Por ir concluyendo, y descartada la vía democrática de un referendum político, al haber demostrado –espero- que la cuestión a consultar es pre-política, y que no induciría ninguna mejora del actual status quo –Cataluña o Euskadi tienen uno privilegiado, en todos los sentidos del término– , considero que la única dirección que, a mi juicio, se debe seguir sobre este mal llamado “choque de trenes” (aquí lo que hay es un tren –el desleal gobierno catalán- que se dirige a toda velocidad y sin frenos hacia la estación central, que está donde le corresponde estar) es, como insinuaba en este mismo artículo, la desactivación del “ya no nos sentimos parte y queremos romper” mediante cierta pedagogía democrática, que sitúe los términos de la problemática en su sitio y que facilite un conocimiento de la naturaleza y los objetivos de nacionalismos y no nacionalismos; de qué es política y qué no lo es; de por qué apelar al cumplimiento de la ley en una democracia no es “judicializar” la política sino justamente protegerla, etc. Lo que ocurre es que el nivel de indigencia intelectual y teórico del actual gobierno (y de la oposición en general) para llevar a término esta didáctica política me hacen ser excesivamente escéptico con estas cuestiones.

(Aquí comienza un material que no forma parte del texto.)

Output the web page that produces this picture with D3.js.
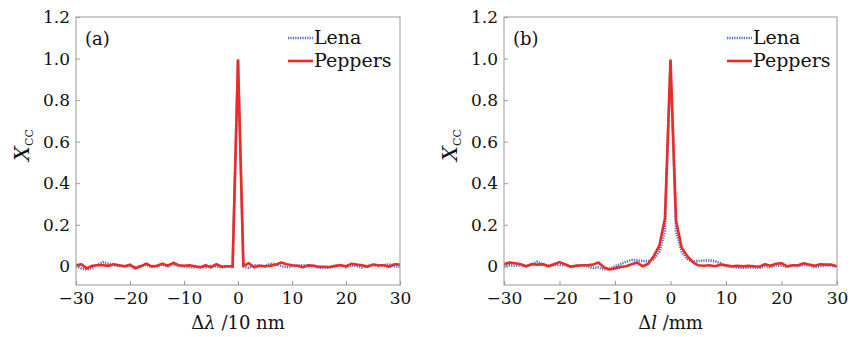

Así mismo, ayudaría que la sociedad española conociera, de boca de los actores que participaran en la farsa, el porqué del volantazo de la élite política catalana, desde posturas más templadas (cuando sus reivindicaciones versaban sobre competencias o recursos materiales para el desarrollo de su autonomía) hacia la situación de últimatum y ruptura en la que estamos ahora.
[i] Como dice Aurelio Arteta en un libro imprescindible como El saber del Ciudadano, Alianza Editorial, 2008, «lo mayoritario no viene a ser sinónimo de democrático, porque la regla de la mayoría no expresa la esencia misma de la democracia, sino su principal instrumento de decisión».
[ii] Recomiendo vivamente el último ensayo de José Luis Pardo: Estudios del malestar: Políticas de Autenticidad en las sociedades contemporáneas, Anagrama, 2015; una entomología de las patologías socio-políticas que han convertido a un Estado (del bienestar) en un estado de malestar permanente.